U.S. residents won't be able to trade almost any futures or options on foreign exchanges, due to U.S. regulations. A few futures products are "whitelisted" by some U.S. bureaucrats (CFTC I think, or perhaps SEC). Foreign exchanges that want their products whitelisted for U.S. residents have to pay money and dance to the tune of the U.S. government (CFTC?). There is a U.S. government organization that does nothing else but control and update this list day in day out year in year out, write garbage (excuse me) publications and opinion letters etc.
I looked at that garbage (excuse me) list and it seems arbitrary. For example Euro Stoxx 50 options, the equivalent of SPX options in Europe, are prohibited for U.S. residents.
As a result, U.S. citizens can't do many things, like writing covered calls on foreign equities or indexes, hedge their international portfolios with foreign index futures, etc.
I can't believe that this kind of government overreach is possible in a supposedly free country like the U.S. I believe investors know better what's good for them than some government organization. Additionally, it is an arbitrary discrimination of individuals and small investors vs. organizations. You can only get an exemption if you have > $100M.
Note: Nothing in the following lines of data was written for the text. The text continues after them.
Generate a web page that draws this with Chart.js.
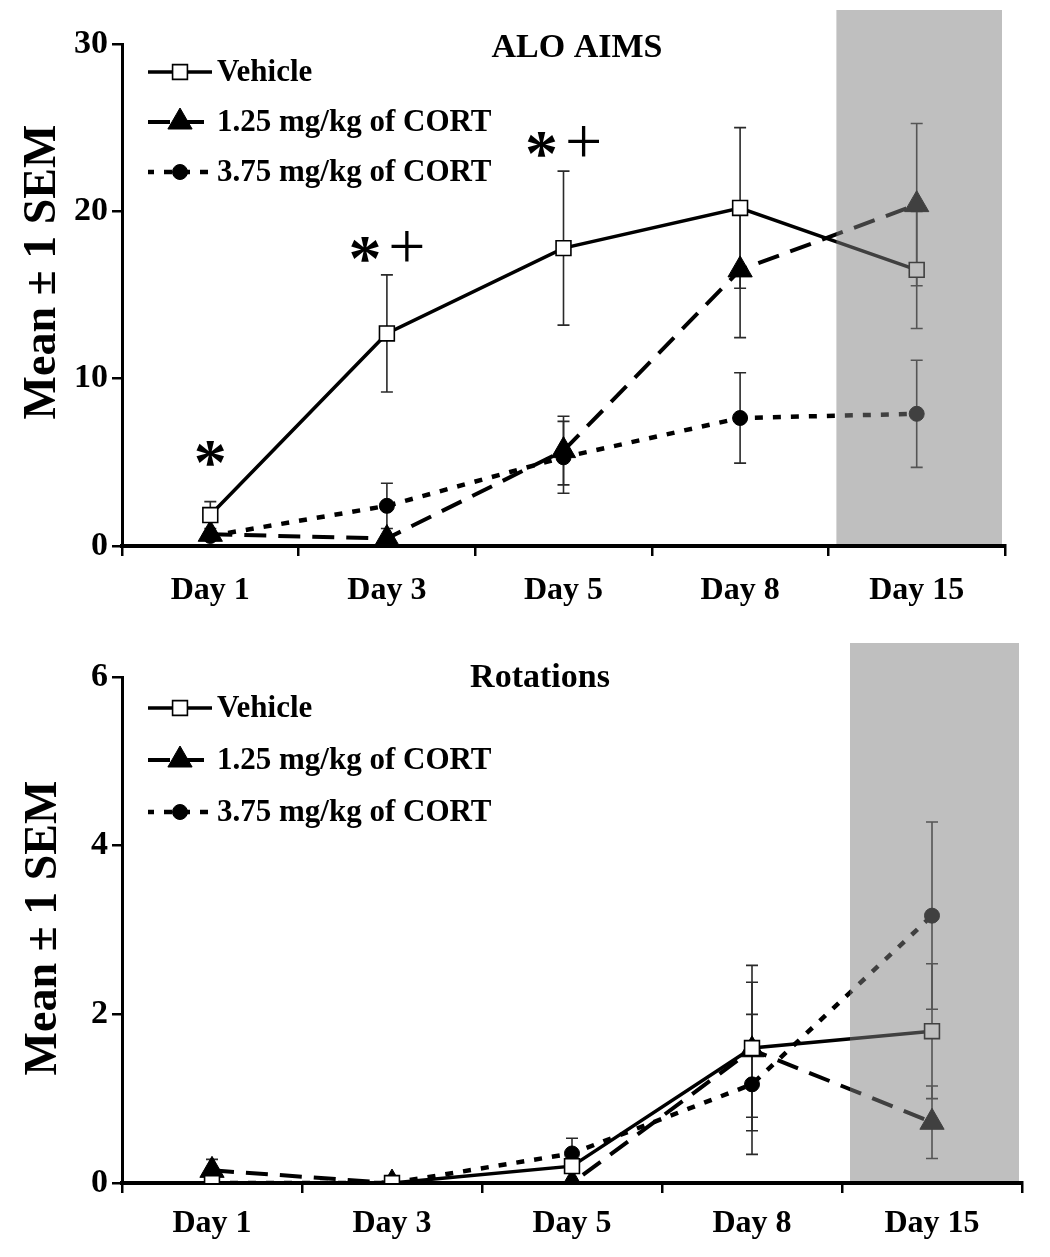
<!DOCTYPE html>
<html><head><meta charset="utf-8">
<script src="https://cdn.jsdelivr.net/npm/chart.js@4/dist/chart.umd.min.js"></script>
<style>
body{margin:0;background:#fff;width:1050px;height:1257px;overflow:hidden;position:relative}
.wrap{position:absolute;left:0;width:1050px}
</style></head>
<body>
<div class="wrap" style="top:0;height:620px"><canvas id="c1" width="1050" height="620"></canvas></div>
<div class="wrap" style="top:625px;height:632px"><canvas id="c2" width="1050" height="632"></canvas></div>
<script>
// ---------- data ----------
const days = ['Day 1','Day 3','Day 5','Day 8','Day 15'];
const seriesNames = ['Vehicle','1.25 mg/kg of CORT','3.75 mg/kg of CORT'];
const yAxisTitle = 'Mean \u00B1 1 SEM';

const aimsTitle = 'ALO AIMS';
const aimsTicks = [0, 10, 20, 30];
const aimsVehicle = [1.85, 12.7, 17.8, 20.2, 16.5];
const aimsVehicleSem = [0.8, 3.5, 4.6, 4.8, 3.5];
const aimsLow = [0.7, 0.45, 5.7, 16.5, 20.4];
const aimsLowSem = [0, 0, 2.05, 4.05, 4.85];
const aimsHigh = [0.6, 2.4, 5.3, 7.65, 7.9];
const aimsHighSem = [0, 1.35, 2.15, 2.7, 3.2];
const aimsStars = ['*', '*', '*', '', ''];
const aimsPlus = ['', '+', '+', '', ''];
const aimsMarkLevel = [4.5, 17.7, 24.0, null, null];

const rotTitle = 'Rotations';
const rotTicks = [0, 2, 4, 6];
const rotVehicle = [0, 0, 0.2, 1.6, 1.8];
const rotVehicleSem = [0, 0, 0.05, 0.98, 0.8];
const rotLow = [0.15, 0, 0, 1.58, 0.72];
const rotLowSem = [0.13, 0.04, 0, 0.8, 0.43];
const rotHigh = [0, 0, 0.35, 1.17, 3.17];
const rotHighSem = [0, 0, 0.18, 0.83, 1.11];
const rotStars = ['', '', '', '', ''];
const rotPlus = ['', '', '', '', ''];
const rotMarkLevel = [null, null, null, null, null];

// ---------- styles ----------
const SERIF = "'Liberation Serif','Times New Roman',serif";
const seriesStyle = [
  {dash: [], width: 3.5, pointStyle: 'rect', radius: 10.5, fill: '#ffffff', border: '#000', bw: 1.6},
  {dash: [22, 12], width: 4, pointStyle: 'triangle', radius: 14, fill: '#000', border: '#000', bw: 1},
  {dash: [8, 10], width: 4.5, pointStyle: 'circle', radius: 7.5, fill: '#000', border: '#000', bw: 1}
];

const customPlugin = {
  id: 'custom',
  beforeDatasetsDraw(chart) {
    const o = chart.options.plugins.custom;
    const ctx = chart.ctx, ys = chart.scales.y;
    ctx.save();
    ctx.strokeStyle = '#2a2a2a';
    ctx.lineWidth = 1.6;
    o.sems.forEach((sem, i) => {
      const meta = chart.getDatasetMeta(i);
      const vals = chart.data.datasets[i].data;
      sem.forEach((s, j) => {
        if (!s) return;
        const x = meta.data[j].x;
        const t = ys.getPixelForValue(vals[j] + s);
        const b = ys.getPixelForValue(Math.max(0, vals[j] - s));
        ctx.beginPath();
        ctx.moveTo(x, t); ctx.lineTo(x, b);
        ctx.moveTo(x - 6, t); ctx.lineTo(x + 6, t);
        if (vals[j] - s > 0) { ctx.moveTo(x - 6, b); ctx.lineTo(x + 6, b); }
        ctx.stroke();
      });
    });
    ctx.restore();
  },
  afterDatasetsDraw(chart) {
    const o = chart.options.plugins.custom;
    const ctx = chart.ctx, xs = chart.scales.x, a = chart.chartArea;
    const step = xs.getPixelForValue(1) - xs.getPixelForValue(0);
    const left = xs.getPixelForValue(o.shadeFrom) - step / 2 + 8;
    ctx.save();
    ctx.fillStyle = 'rgba(128,128,128,0.5)';
    ctx.fillRect(left, o.shadeTop, a.right - 3 - left, a.bottom - 2 - o.shadeTop);
    ctx.restore();
  },
  afterDraw(chart) {
    const o = chart.options.plugins.custom;
    const ctx = chart.ctx, xs = chart.scales.x, ys = chart.scales.y;
    ctx.save();
    ctx.fillStyle = '#000';
    // title
    ctx.font = 'bold 34px ' + SERIF;
    ctx.textAlign = 'center'; ctx.textBaseline = 'middle';
    ctx.fillText(o.title, o.titleX, o.titleY);
    // y axis title
    ctx.save();
    ctx.translate(o.yTitleX, o.yTitleY);
    ctx.rotate(-Math.PI / 2);
    ctx.font = 'bold 46px ' + SERIF;
    ctx.fillText(yAxisTitle, 0, 0);
    ctx.restore();
    // legend
    ctx.font = 'bold 31px ' + SERIF;
    ctx.textAlign = 'left';
    chart.data.datasets.forEach((ds, i) => {
      const st = seriesStyle[i];
      const y = o.legendY[i];
      ctx.save();
      ctx.strokeStyle = '#000'; ctx.lineWidth = st.width;
      ctx.setLineDash(st.dash);
      ctx.lineDashOffset = o.legendDashOffset[i];
      ctx.beginPath(); ctx.moveTo(148, y); ctx.lineTo(212, y); ctx.stroke();
      ctx.setLineDash([]);
      ctx.fillStyle = st.fill; ctx.strokeStyle = st.border; ctx.lineWidth = st.bw;
      Chart.helpers.drawPoint(ctx, {pointStyle: st.pointStyle, radius: st.radius, borderWidth: st.bw}, 180, y);
      ctx.restore();
      ctx.fillText(ds.label, 217, y + 1);
    });
    // significance marks
    o.stars.forEach((s, j) => {
      const lvl = o.markLevel[j];
      if (lvl == null) return;
      const x = xs.getPixelForValue(j), y = ys.getPixelForValue(lvl);
      const both = s && o.plus[j];
      if (s) {
        ctx.font = 'bold 66px ' + SERIF;
        const m = ctx.measureText(s);
        ctx.textAlign = 'center'; ctx.textBaseline = 'alphabetic';
        const yy = y + (m.actualBoundingBoxAscent - m.actualBoundingBoxDescent) / 2;
        ctx.fillText(s, both ? x - 22 : x, yy);
      }
      if (o.plus[j]) {
        ctx.font = '66px ' + SERIF;
        const m = ctx.measureText(o.plus[j]);
        ctx.textAlign = 'center'; ctx.textBaseline = 'alphabetic';
        const yy = y - 3 + (m.actualBoundingBoxAscent - m.actualBoundingBoxDescent) / 2;
        ctx.fillText(o.plus[j], x + 20, yy);
      }
    });
    ctx.restore();
  }
};

function makeChart(id, vals, sems, ticks, custom, pad, xHeight, labelPad) {
  const datasets = vals.map((v, i) => {
    const st = seriesStyle[i];
    return {
      label: seriesNames[i], data: v,
      borderColor: '#000', borderWidth: st.width, borderDash: st.dash,
      pointStyle: st.pointStyle, pointRadius: st.radius, pointHoverRadius: st.radius,
      pointBackgroundColor: st.fill, pointBorderColor: st.border, pointBorderWidth: st.bw,
      tension: 0, fill: false
    };
  });
  custom.sems = sems;
  return new Chart(document.getElementById(id), {
    type: 'line',
    data: {labels: days, datasets},
    plugins: [customPlugin],
    options: {
      responsive: false, animation: false, devicePixelRatio: 1,
      layout: {padding: pad},
      plugins: {legend: {display: false}, tooltip: {enabled: false}, title: {display: false}, custom},
      scales: {
        x: {
          type: 'category', offset: true,
          grid: {display: true, offset: true, drawOnChartArea: false, drawTicks: true, tickLength: 10, color: '#000', lineWidth: 2.5},
          border: {display: true, color: '#000', width: 4},
          ticks: {color: '#000', font: {family: SERIF, size: 32, weight: 'bold'}, padding: labelPad, maxRotation: 0},
          afterFit: s => { s.height = xHeight; }
        },
        y: {
          min: ticks[0], max: ticks[ticks.length - 1],
          grid: {display: true, drawOnChartArea: false, drawTicks: true, tickLength: 10, color: '#000', lineWidth: 2.5},
          border: {display: true, color: '#000', width: 3},
          ticks: {stepSize: ticks[1] - ticks[0], color: '#000', padding: 4, font: {family: SERIF, size: 34, weight: 'bold'}},
          afterFit: s => { s.width = 122; }
        }
      }
    }
  });
}

makeChart('c1', [aimsVehicle, aimsLow, aimsHigh], [aimsVehicleSem, aimsLowSem, aimsHighSem], aimsTicks, {
  title: aimsTitle, titleX: 577, titleY: 48,
  yTitleX: 43, yTitleY: 272,
  legendY: [72, 122, 172], legendDashOffset: [0, 0, 2],
  shadeFrom: 4, shadeTop: 10,
  stars: aimsStars, plus: aimsPlus, markLevel: aimsMarkLevel
}, {top: 44, right: 45, left: 0, bottom: 0}, 74, 16);

makeChart('c2', [rotVehicle, rotLow, rotHigh], [rotVehicleSem, rotLowSem, rotHighSem], rotTicks, {
  title: rotTitle, titleX: 540, titleY: 53,
  yTitleX: 44, yTitleY: 303,
  legendY: [83, 135, 187], legendDashOffset: [0, 0, 2],
  shadeFrom: 4, shadeTop: 18,
  stars: rotStars, plus: rotPlus, markLevel: rotMarkLevel
}, {top: 52, right: 28, left: 0, bottom: 0}, 74, 12);
</script>
</body></html>
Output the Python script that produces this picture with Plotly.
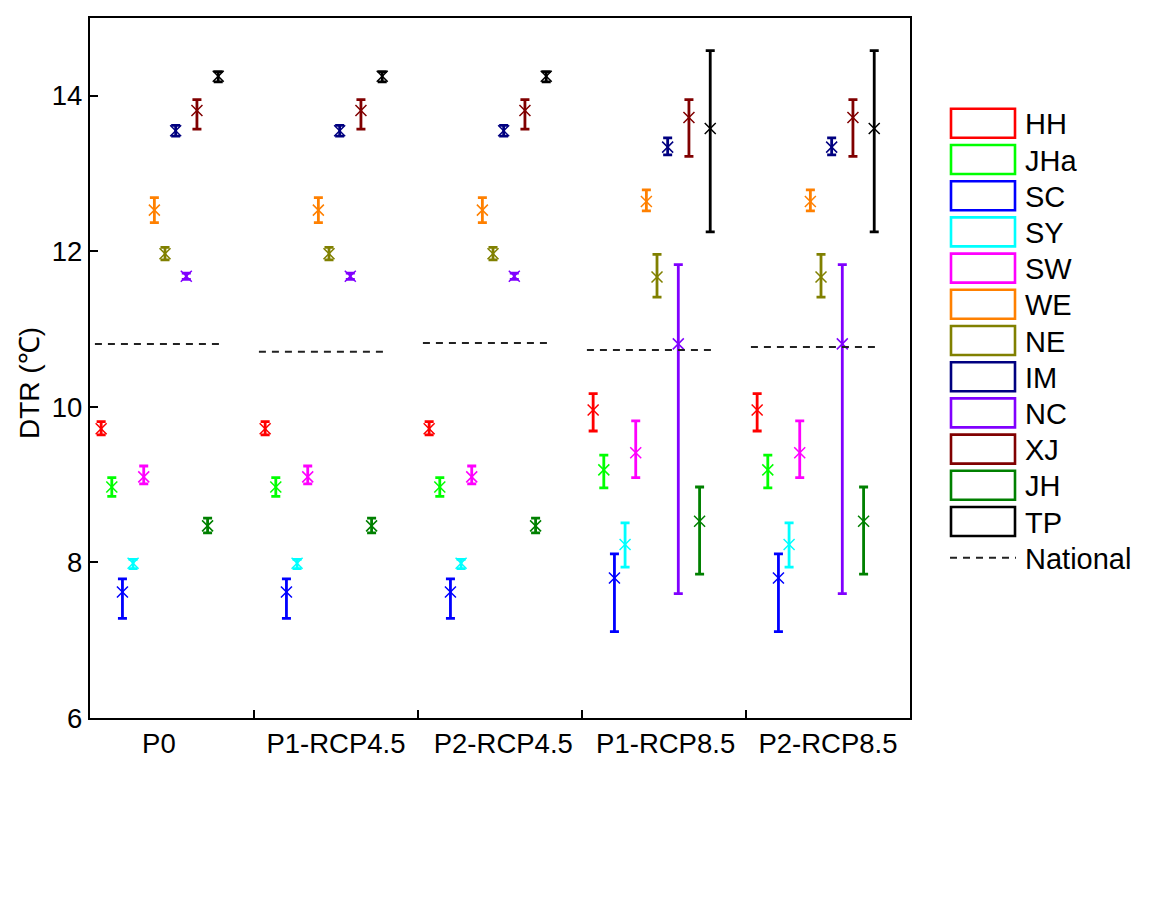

This seems to be some antiquated law from decades if not close to a century ago, the sole purpose of which in my humble opinion is to justify the job positions and the existence of the agency that controls that "white list" and extracts money from foreign exchanges. Foreign futures and options are not any more or less risky than U.S. futures and options; and even if they were, let U.S. citizens do their research and make that determination what they do with their own money, not the government.
I found no way to circumvent or bypass this crap with U.S. brokers.